(re-post)
Borrowed landscape is a Japanese term used to mean the vista(s) one has from one's own bit of the universe across someone else's, usually applied to gardens but I like to think of it from any viewpoint in the home.
Since this house is set back on the property, the view out many of the windows is borrowed landscape across my neighbours' backyards. I can see wash hanging on clotheslines, orchards, play areas, vegetable and flower gardens, workshops, patios, garages, tool sheds, chickens, cats - and - neighbours.
Pictured is what I see looking west when seated at the computer. For the moment, uninhabited by nature, human or otherwise. A bit later the cat next door was stretched out from the lower roof up and under the eavestrough; I don't know why - he just seemed to be doing it because he could. And too bad I missed a photo of laundry blowing in the wind. Blouses, pants, shirts, towels, underwear. Could it have been purely by chance, this alphabetical order.

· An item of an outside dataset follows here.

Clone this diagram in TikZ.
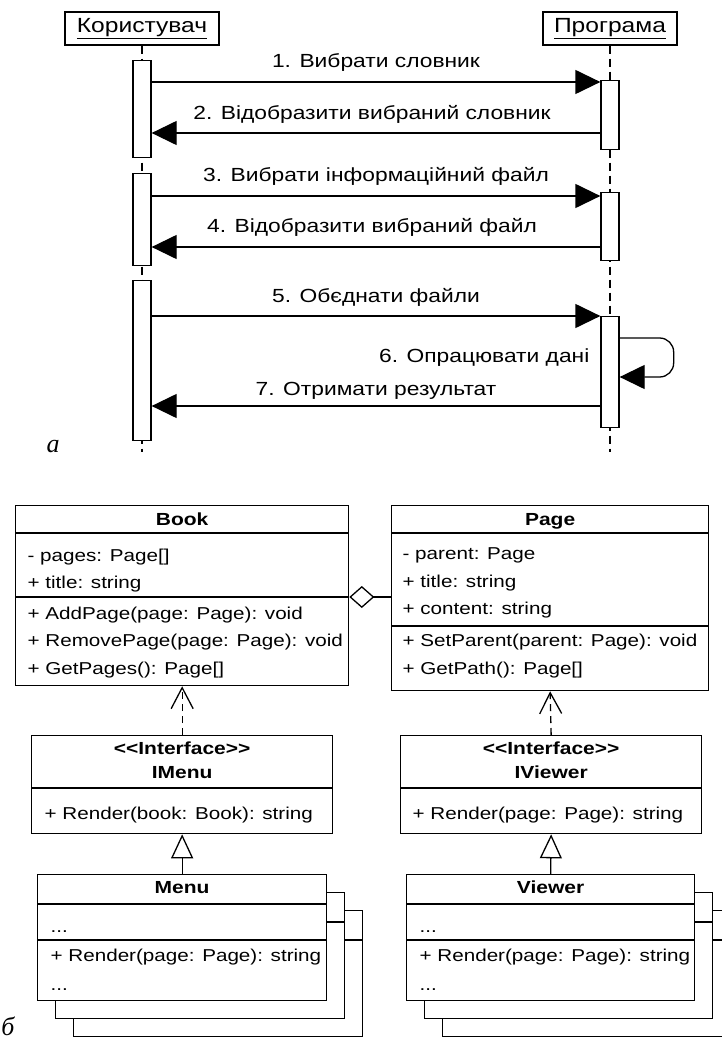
\documentclass[tikz,border=0pt]{standalone}
\usepackage{fontspec}
\setmainfont[FakeStretch=1.2]{Liberation Sans}
\newfontfamily\capfont{Liberation Serif}
\usepackage{tikz}
\usetikzlibrary{arrows.meta}

\begin{document}
\begin{tikzpicture}[x=1pt, y=-1pt, line width=1.3pt,
    lifebox/.style={draw, fill=white, minimum height=33pt, inner sep=0pt, font=\fontsize{20.5}{22}\selectfont},
    actbar/.style={draw, fill=white, minimum width=18pt, inner sep=0pt, anchor=north},
    lifeline/.style={dash pattern=on 8pt off 5pt},
    msg/.style={-{Triangle[length=25pt, width=24pt]}},
    msgtext/.style={anchor=base, inner sep=0pt, font=\fontsize{19}{21}\selectfont},
    umlbox/.style={draw, fill=white, inner sep=0pt, anchor=north west},
    umlname/.style={anchor=base, inner sep=0pt, font=\fontsize{17.5}{19}\selectfont\bfseries},
    umlitem/.style={anchor=base west, inner sep=0pt, font=\fontsize{17.2}{19}\selectfont},
    dep/.style={dash pattern=on 7pt off 5pt, -{Straight Barb[length=21pt, width=22pt]}},
    real/.style={-{Triangle[open, length=24pt, width=22pt]}},
    agg/.style={{Diamond[open, length=25pt, width=22pt]}-},
    figlabel/.style={anchor=base, inner sep=0pt, font=\capfont\itshape\fontsize{26}{28}\selectfont}
]
\useasboundingbox (0,0) rectangle (721,1043);

% --- sequence diagram ---
\node[lifebox, minimum width=154pt] (user) at (142,28.5) {\underline{Користувач}};
\node[lifebox, minimum width=134pt] (prog) at (610,28.5) {\underline{Програма}};
\coordinate (uend) at (142,452);
\coordinate (pend) at (610,452);
\draw[lifeline] (user.south) -- (uend);
\draw[lifeline] (prog.south) -- (pend);

\node[actbar, minimum height=97pt] (ua1) at (142,60) {};
\node[actbar, minimum height=92pt] (ua2) at (142,173) {};
\node[actbar, minimum height=160pt] (ua3) at (142,280) {};
\node[actbar, minimum height=69pt] (pa1) at (610,80) {};
\node[actbar, minimum height=68pt] (pa2) at (610,192) {};
\node[actbar, minimum height=111pt] (pa3) at (610,316) {};

\coordinate (m1) at (0,82);
\coordinate (m2) at (0,133);
\coordinate (m3) at (0,196);
\coordinate (m4) at (0,247);
\coordinate (m5) at (0,316);
\coordinate (m6) at (0,338);
\coordinate (m6b) at (0,377);
\coordinate (m7) at (0,406);

\draw[msg] (ua1.east |- m1) -- (pa1.west |- m1);
\draw[msg] (pa1.west |- m2) -- (ua1.east |- m2);
\draw[msg] (ua2.east |- m3) -- (pa2.west |- m3);
\draw[msg] (pa2.west |- m4) -- (ua2.east |- m4);
\draw[msg] (ua3.east |- m5) -- (pa3.west |- m5);
\draw[msg, rounded corners=14pt] (pa3.east |- m6) -- ++(54,0) -- ++(0,39) -- (pa3.east |- m6b);
\draw[msg] (pa3.west |- m7) -- (ua3.east |- m7);

\node[msgtext] (t1) at (376,68) {1. Вибрати словник};
\node[msgtext] (t2) at (372,120) {2. Відобразити вибраний словник};
\node[msgtext] (t3) at (376,182) {3. Вибрати інформаційний файл};
\node[msgtext] (t4) at (372,232) {4. Відобразити вибраний файл};
\node[msgtext] (t5) at (376,302) {5. Обєднати файли};
\node[msgtext, anchor=base east] (t6) at (590,362) {6. Опрацювати дані};
\node[msgtext] (t7) at (376,395) {7. Отримати результат};

\node[figlabel] (capa) at (53,452) {а};

% --- class diagram ---
\node[umlbox, minimum width=333pt, minimum height=180pt] (book) at (15,505) {};
\draw (book.west |- 0,533) -- (book.east |- 0,533);
\draw (book.west |- 0,597) -- (book.east |- 0,597);
\node[umlname] (bookname) at (book.north |- 0,525) {Book};
\node[umlitem] (bk1) at (27,561) {- pages: Page[]};
\node[umlitem] (bk2) at (27,588) {+ title: string};
\node[umlitem] (bk3) at (27,619) {+ AddPage(page: Page): void};
\node[umlitem] (bk4) at (27,646) {+ RemovePage(page: Page): void};
\node[umlitem] (bk5) at (27,674) {+ GetPages(): Page[]};

\node[umlbox, minimum width=317pt, minimum height=185pt] (page) at (391,505) {};
\draw (page.west |- 0,533) -- (page.east |- 0,533);
\draw (page.west |- 0,626) -- (page.east |- 0,626);
\node[umlname] (pagename) at (page.north |- 0,525) {Page};
\node[umlitem] (pg1) at (402,559) {- parent: Page};
\node[umlitem] (pg2) at (402,587) {+ title: string};
\node[umlitem] (pg3) at (402,614) {+ content: string};
\node[umlitem] (pg4) at (402,646) {+ SetParent(parent: Page): void};
\node[umlitem] (pg5) at (402,674) {+ GetPath(): Page[]};

\coordinate (aggy) at (0,597);
\draw[agg] (book.east |- aggy) -- (page.west |- aggy);

\node[umlbox, minimum width=301pt, minimum height=98pt] (imenu) at (31,735) {};
\draw (imenu.west |- 0,788) -- (imenu.east |- 0,788);
\node[umlname] (imenust) at (imenu.north |- 0,754) {\textless{}\textless{}Interface\textgreater{}\textgreater{}};
\node[umlname] (imenuname) at (imenu.north |- 0,778) {IMenu};
\node[umlitem] (im1) at (44,819) {+ Render(book: Book): string};

\node[umlbox, minimum width=301pt, minimum height=98pt] (iviewer) at (400,735) {};
\draw (iviewer.west |- 0,788) -- (iviewer.east |- 0,788);
\node[umlname] (iviewerst) at (iviewer.north |- 0,754) {\textless{}\textless{}Interface\textgreater{}\textgreater{}};
\node[umlname] (iviewername) at (iviewer.north |- 0,778) {IViewer};
\node[umlitem] (iv1) at (412,819) {+ Render(page: Page): string};

\draw[dep] (imenu.north) -- (book.south);
\draw[dep] (iviewer.north) -- (page.south);

% stacked instances
\node[umlbox, minimum width=289pt, minimum height=126pt] (menu3) at (73,910) {};
\draw (menu3.west |- 0,940) -- (menu3.east |- 0,940);
\node[umlbox, minimum width=289pt, minimum height=126pt] (menu2) at (55,892) {};
\draw (menu2.west |- 0,922) -- (menu2.east |- 0,922);
\node[umlbox, minimum width=289pt, minimum height=126pt] (menu) at (37,874) {};
\draw (menu.west |- 0,904) -- (menu.east |- 0,904);
\draw (menu.west |- 0,940) -- (menu.east |- 0,940);
\node[umlname] (menuname) at (menu.north |- 0,893) {Menu};
\node[umlitem] (mn1) at (50,932) {...};
\node[umlitem] (mn2) at (50,961) {+ Render(page: Page): string};
\node[umlitem] (mn3) at (50,990) {...};

\node[umlbox, minimum width=288pt, minimum height=126pt] (viewer3) at (442,910) {};
\draw (viewer3.west |- 0,940) -- (viewer3.east |- 0,940);
\node[umlbox, minimum width=288pt, minimum height=126pt] (viewer2) at (424,892) {};
\draw (viewer2.west |- 0,922) -- (viewer2.east |- 0,922);
\node[umlbox, minimum width=288pt, minimum height=126pt] (viewer) at (406,874) {};
\draw (viewer.west |- 0,904) -- (viewer.east |- 0,904);
\draw (viewer.west |- 0,940) -- (viewer.east |- 0,940);
\node[umlname] (viewername) at (viewer.north |- 0,893) {Viewer};
\node[umlitem] (vw1) at (419,932) {...};
\node[umlitem] (vw2) at (419,961) {+ Render(page: Page): string};
\node[umlitem] (vw3) at (419,990) {...};

\draw[real] (menu.north) -- (imenu.south);
\draw[real] (viewer.north) -- (iviewer.south);

\node[figlabel] (capb) at (8,1035) {б};
\end{tikzpicture}
\end{document}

This was the view to the south at the end of March from my back deck. It is what I see across the leafless months, the backyards and backs of houses facing on the next street. During this time I can see the source of the rhythmical "slap, slap, slap, slap.......slap, slap......slap, slap, slap...." that occurs daily: it is a young man practicing shots with a basketball at the hoop in his driveway.
Yesterday it looked like this and when the blossoms have gone and the leaves are unfurled, I will not be aware of the houses at all.
Living walls such as these are wonderful for the privacy they give, the habitat for all manner of creatures, the beauty of sight and sound and scent, the vibrancy of the movement that one can feel in the heart and the soul.